No one doubts Murray (Bruce’s father) Tyrrell’s wizardry, seen in his pioneering efforts with chardonnay and, even more so, with the recalcitrant pinot noir grape. He led the Australian charge on oak-matured chardonnays, honing and polishing the style a little more each vintage.

Try the 1991 and see how two decades work paid off. 1991 was a great vintage in the Hunter. Combine the unusually richly flavoured fruit of a wonderful year with Tyrrells’ wine-making skills, and the result is extraordinary: a chardonnay that’s rich and powerful, but restrained and tightly structured at the same time and with a now time-proven ability to improve with bottle age. This is a good example of wizardry improving on nature.

The same could be said of Tyrrells Futures Selection Hermitage 1987. If you are one of the thousands to have paid in advance for this wine a few years back, sit back and smile because it is a brilliant example of a great regional specialty. Wine making wizardry guilds it with complexity and structure, but after six years the strong regional character pushes through.

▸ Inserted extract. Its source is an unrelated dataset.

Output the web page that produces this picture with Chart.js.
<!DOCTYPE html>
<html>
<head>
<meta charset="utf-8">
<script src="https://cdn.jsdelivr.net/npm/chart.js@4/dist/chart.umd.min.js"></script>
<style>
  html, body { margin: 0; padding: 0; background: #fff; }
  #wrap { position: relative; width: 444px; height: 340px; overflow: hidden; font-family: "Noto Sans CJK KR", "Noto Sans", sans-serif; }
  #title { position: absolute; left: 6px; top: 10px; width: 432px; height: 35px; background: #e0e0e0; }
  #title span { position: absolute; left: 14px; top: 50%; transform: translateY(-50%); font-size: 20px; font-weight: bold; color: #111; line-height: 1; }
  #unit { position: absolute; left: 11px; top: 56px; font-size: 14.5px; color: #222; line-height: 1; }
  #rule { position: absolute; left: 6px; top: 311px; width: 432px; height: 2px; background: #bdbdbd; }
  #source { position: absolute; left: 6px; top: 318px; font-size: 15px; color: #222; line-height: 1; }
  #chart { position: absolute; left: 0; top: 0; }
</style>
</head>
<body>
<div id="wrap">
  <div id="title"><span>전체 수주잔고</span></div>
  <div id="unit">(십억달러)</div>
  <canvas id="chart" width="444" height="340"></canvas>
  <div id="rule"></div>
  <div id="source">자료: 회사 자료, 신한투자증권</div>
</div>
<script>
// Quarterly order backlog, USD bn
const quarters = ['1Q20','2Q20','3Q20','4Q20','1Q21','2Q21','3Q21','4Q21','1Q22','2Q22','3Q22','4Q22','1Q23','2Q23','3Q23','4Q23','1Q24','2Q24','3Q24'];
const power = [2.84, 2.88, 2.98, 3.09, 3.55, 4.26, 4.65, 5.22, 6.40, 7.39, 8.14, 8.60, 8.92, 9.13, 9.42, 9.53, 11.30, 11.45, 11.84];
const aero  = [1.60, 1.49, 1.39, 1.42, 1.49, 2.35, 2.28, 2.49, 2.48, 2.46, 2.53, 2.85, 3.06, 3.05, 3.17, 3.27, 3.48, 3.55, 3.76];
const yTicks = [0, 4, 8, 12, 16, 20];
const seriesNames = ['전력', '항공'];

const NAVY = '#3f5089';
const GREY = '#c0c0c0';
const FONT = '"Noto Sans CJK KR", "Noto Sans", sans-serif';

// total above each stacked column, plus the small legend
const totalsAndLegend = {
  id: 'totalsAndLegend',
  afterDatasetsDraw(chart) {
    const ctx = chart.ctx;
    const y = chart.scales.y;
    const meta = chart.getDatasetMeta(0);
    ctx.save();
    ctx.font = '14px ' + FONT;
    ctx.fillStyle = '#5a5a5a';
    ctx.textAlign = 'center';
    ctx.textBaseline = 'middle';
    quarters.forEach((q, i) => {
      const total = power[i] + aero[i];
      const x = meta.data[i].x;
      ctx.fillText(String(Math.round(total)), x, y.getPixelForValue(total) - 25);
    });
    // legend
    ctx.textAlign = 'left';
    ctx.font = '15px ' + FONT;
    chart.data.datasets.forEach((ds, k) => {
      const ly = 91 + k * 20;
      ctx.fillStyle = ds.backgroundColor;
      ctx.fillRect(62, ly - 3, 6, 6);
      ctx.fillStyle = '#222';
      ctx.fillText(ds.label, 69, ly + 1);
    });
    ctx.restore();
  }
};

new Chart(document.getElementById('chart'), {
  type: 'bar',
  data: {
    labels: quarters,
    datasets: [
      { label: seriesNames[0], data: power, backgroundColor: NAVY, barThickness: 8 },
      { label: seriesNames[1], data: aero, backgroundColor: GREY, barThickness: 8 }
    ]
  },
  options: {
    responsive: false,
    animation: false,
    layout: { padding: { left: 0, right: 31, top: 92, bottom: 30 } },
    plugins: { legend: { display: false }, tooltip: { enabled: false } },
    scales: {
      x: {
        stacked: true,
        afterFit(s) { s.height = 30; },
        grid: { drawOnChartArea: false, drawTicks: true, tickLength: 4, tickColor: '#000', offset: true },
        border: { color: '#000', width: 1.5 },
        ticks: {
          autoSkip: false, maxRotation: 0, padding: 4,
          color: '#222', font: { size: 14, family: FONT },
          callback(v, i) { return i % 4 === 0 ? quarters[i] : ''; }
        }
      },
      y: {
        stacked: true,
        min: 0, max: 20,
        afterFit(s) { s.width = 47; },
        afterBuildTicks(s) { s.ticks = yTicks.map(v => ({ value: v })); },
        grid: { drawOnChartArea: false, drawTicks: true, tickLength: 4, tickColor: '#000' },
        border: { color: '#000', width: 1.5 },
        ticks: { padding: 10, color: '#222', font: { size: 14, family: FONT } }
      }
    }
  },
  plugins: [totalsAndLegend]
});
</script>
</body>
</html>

If ‘futures’ buyers smile at the prospect of drinking this rich, earthy red, Bruce and Murray Tyrrell wear the biggest smiles of all. For as Bruce told me, the ‘futures’ offer funded the purchase of a big property in Quirindi and the establishment of a vineyard there. Sounds like good business to me.

The sophistication, though, of the Vat 47 Chardonnay and Futures Selection Hermitage were swept aside by the sheer mouth-watering joy of swallowing Bruce’s Vat 1 Semillon 1987. Here there was no oak, no wine-maker induced flavours, just the naked pleasure of the grape, fermented, bottled, and aged six years.

Besides, it was five o’clock, it was hot, and I was thirsty. Little wonder the purer, fruitier wine won the day. But then, Vat 6 was no simple wine. Simply made, sure. But the intensity of flavour, bottle age, and silky-smooth gentleness lifted it above the ordinary. No wine maker wizardry here. Just a great vineyard and sympathetic husbandry.

Bruce Tyrrell has the greatest respect for Hunter semillon. He sees it blended with chardonnay as heaven on earth for wine drinkers. We glimpsed this in his Old Winery Chardonnay Semillon 1992. For a mass-produced wine (25,000 cases) it certainly delivers voluptuous, medium-dry drinking.

Bruce sees the combination of the two varieties as the ideal Hunter blend. “If I could make only one wine, semillon chardonnay would be it”, he told me. It seems the austerity and steely backbone of young Hunter semillon makes the perfect foil for the soft and at times overwhelming richness of Hunter chardonnay. Skillfully blended, the sum of the parts are greater than the whole.

And the blend requires little wine maker manipulation, delivering pure and lovely wine, to quaff with delight. More often than not, isn’t that what we look for in a wine?